**DIRECTIVE**
Gather up every line from the entries below that uses the word "this".

**GIVEN DATA**
□ □ □ □ □

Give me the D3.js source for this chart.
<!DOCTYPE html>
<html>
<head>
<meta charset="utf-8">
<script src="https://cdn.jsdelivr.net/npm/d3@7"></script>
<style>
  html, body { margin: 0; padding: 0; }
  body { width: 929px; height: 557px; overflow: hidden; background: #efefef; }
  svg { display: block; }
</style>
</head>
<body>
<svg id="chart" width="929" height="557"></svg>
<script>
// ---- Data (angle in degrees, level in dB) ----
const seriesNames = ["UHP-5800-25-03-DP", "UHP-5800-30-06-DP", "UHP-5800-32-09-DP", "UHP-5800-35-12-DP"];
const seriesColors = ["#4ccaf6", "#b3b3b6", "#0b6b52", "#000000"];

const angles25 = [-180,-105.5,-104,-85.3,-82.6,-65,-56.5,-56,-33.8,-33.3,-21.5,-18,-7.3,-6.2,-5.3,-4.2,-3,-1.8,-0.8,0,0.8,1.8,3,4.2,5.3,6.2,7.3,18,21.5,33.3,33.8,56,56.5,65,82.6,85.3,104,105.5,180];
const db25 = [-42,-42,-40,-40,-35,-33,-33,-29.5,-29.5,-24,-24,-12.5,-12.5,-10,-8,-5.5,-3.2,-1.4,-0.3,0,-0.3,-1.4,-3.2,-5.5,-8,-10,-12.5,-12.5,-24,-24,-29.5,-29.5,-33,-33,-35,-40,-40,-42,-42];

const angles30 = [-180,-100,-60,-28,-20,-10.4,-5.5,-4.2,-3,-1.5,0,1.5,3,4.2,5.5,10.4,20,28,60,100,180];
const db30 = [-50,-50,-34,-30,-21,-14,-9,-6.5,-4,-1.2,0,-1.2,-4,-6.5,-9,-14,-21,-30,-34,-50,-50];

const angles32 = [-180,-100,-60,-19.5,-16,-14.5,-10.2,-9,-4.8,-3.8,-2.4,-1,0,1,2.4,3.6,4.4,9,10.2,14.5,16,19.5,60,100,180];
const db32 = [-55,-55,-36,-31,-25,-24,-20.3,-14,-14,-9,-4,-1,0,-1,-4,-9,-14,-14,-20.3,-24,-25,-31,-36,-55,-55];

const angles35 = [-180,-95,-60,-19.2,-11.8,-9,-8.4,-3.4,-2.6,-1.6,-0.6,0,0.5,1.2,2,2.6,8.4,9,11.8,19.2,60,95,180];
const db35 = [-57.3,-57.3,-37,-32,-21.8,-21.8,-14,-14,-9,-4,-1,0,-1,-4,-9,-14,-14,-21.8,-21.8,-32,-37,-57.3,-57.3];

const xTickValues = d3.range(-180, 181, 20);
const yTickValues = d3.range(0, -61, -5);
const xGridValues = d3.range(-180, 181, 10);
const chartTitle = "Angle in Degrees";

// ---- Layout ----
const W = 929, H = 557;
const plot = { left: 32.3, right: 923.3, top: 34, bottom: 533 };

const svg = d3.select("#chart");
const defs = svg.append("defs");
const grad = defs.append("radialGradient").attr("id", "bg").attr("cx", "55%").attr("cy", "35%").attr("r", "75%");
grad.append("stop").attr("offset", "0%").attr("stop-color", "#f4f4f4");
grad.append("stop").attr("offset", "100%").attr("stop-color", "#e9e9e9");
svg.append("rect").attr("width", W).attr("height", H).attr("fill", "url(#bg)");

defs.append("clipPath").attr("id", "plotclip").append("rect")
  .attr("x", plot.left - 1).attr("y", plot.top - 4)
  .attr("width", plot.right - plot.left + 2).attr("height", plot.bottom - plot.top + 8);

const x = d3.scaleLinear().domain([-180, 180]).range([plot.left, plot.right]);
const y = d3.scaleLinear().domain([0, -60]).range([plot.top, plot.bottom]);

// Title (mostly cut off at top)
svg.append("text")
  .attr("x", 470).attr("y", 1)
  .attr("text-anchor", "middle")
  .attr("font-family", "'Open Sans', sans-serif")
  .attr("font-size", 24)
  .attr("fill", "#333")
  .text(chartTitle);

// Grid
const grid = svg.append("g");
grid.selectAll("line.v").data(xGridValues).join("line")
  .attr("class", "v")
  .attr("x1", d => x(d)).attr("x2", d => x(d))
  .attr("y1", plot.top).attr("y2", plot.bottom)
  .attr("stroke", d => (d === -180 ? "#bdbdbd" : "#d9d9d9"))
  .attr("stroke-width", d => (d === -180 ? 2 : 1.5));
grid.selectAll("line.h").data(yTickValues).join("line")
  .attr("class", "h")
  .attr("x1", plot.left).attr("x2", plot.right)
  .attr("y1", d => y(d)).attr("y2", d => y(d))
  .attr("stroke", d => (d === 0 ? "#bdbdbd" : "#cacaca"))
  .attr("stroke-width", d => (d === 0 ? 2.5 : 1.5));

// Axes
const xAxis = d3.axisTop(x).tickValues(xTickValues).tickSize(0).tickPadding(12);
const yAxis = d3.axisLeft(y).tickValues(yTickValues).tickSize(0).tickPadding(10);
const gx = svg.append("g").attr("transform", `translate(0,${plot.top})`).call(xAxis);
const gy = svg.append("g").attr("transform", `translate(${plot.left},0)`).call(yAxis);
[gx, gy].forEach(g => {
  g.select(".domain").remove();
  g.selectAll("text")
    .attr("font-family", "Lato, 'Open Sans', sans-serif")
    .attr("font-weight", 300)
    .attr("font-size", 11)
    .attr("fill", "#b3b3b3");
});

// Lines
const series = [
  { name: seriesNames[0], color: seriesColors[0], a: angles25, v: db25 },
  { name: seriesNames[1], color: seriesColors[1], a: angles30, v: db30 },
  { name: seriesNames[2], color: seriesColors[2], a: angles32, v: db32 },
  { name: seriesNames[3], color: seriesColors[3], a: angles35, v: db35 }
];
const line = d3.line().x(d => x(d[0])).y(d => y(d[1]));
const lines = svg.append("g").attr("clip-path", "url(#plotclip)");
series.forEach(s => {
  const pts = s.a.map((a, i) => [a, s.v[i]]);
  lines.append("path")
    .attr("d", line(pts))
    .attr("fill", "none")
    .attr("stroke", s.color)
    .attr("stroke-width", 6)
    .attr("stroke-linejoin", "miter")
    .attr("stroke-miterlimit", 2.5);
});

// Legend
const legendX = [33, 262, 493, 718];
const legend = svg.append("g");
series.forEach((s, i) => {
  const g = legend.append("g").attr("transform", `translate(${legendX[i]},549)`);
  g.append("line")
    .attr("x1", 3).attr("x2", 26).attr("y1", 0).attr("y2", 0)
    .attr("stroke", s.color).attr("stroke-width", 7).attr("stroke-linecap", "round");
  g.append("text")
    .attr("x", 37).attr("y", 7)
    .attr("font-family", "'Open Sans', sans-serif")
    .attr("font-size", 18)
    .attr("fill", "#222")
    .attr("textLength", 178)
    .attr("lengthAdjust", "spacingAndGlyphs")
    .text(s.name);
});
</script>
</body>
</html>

□ □ □ □ □

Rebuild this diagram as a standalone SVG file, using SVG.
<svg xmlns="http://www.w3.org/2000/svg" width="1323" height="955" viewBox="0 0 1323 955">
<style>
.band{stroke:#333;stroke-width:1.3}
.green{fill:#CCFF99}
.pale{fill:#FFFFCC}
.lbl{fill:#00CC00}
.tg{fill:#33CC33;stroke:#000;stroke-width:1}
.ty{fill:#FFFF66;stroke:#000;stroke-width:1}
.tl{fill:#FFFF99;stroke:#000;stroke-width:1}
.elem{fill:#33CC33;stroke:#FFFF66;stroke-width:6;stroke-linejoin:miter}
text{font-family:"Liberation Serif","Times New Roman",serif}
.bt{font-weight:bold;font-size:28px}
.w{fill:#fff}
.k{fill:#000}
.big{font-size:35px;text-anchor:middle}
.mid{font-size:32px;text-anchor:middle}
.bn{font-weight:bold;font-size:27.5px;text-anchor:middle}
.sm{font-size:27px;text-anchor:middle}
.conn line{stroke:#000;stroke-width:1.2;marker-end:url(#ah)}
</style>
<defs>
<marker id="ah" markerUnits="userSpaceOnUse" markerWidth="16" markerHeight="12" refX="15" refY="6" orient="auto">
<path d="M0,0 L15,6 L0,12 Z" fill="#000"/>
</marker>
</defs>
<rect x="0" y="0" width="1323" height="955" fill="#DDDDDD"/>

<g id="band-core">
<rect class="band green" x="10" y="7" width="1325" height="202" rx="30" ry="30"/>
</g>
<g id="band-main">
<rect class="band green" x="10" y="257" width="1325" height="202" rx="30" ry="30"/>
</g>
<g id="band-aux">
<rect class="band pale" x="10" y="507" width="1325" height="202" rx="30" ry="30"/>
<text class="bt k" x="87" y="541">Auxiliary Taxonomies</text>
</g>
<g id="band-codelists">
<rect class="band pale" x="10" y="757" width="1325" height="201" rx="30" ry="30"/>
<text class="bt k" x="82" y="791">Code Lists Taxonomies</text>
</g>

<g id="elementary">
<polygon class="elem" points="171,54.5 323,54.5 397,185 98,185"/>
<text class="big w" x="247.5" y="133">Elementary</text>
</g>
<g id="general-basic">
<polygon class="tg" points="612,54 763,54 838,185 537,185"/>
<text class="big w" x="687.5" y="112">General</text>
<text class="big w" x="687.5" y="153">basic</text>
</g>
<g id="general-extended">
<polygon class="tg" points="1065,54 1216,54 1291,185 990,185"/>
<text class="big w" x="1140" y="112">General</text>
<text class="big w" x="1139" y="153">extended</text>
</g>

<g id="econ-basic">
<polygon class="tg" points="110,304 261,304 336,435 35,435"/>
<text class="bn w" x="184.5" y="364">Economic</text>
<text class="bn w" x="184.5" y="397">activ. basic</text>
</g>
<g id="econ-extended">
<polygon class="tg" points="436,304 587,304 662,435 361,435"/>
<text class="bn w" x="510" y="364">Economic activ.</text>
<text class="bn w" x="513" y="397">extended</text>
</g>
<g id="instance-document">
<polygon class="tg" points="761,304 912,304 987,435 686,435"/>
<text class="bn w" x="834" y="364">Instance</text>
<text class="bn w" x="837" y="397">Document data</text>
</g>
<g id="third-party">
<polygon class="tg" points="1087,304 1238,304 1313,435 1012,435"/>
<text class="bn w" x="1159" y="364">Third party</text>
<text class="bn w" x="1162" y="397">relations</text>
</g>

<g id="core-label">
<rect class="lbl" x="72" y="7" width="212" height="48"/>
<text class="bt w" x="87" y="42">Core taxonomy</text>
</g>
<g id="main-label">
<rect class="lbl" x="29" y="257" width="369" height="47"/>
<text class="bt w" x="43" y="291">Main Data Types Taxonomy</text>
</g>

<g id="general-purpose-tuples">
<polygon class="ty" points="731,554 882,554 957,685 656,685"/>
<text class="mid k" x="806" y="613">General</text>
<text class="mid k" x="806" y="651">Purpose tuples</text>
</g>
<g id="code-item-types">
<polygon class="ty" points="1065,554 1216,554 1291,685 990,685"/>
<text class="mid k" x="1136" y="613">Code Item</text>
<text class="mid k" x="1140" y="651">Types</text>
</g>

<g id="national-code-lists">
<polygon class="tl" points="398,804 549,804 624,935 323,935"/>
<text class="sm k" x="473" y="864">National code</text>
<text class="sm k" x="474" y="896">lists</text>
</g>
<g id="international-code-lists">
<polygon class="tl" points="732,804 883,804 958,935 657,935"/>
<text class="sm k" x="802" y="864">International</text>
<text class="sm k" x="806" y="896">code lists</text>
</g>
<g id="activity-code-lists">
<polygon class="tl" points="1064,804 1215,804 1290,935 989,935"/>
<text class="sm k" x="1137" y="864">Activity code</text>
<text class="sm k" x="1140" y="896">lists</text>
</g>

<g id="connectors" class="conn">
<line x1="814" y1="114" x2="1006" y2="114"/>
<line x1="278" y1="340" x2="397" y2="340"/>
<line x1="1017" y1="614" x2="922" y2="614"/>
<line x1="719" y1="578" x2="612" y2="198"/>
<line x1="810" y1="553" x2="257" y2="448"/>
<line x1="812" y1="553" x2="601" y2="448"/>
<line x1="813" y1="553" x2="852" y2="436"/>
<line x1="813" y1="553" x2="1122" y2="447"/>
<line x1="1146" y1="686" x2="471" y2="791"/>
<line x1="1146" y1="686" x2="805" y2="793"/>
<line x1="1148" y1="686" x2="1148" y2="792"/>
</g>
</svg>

□ □ □ □ □

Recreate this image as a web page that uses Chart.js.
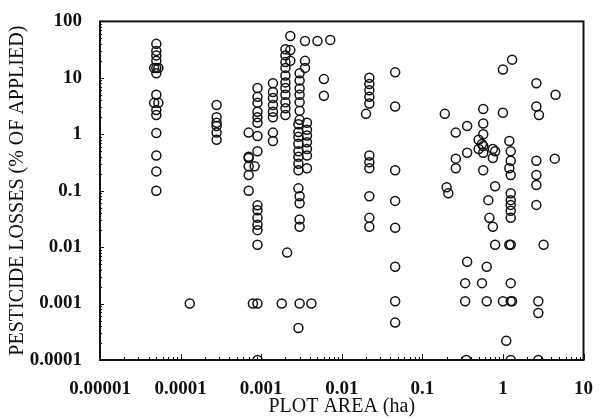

□ □ □ □ □

**OUTPUT OF THE TASK**
Give me the D3.js source for this chart.
Rebuild this diagram as a standalone SVG file, using SVG.
Recreate this image as a web page that uses Chart.js.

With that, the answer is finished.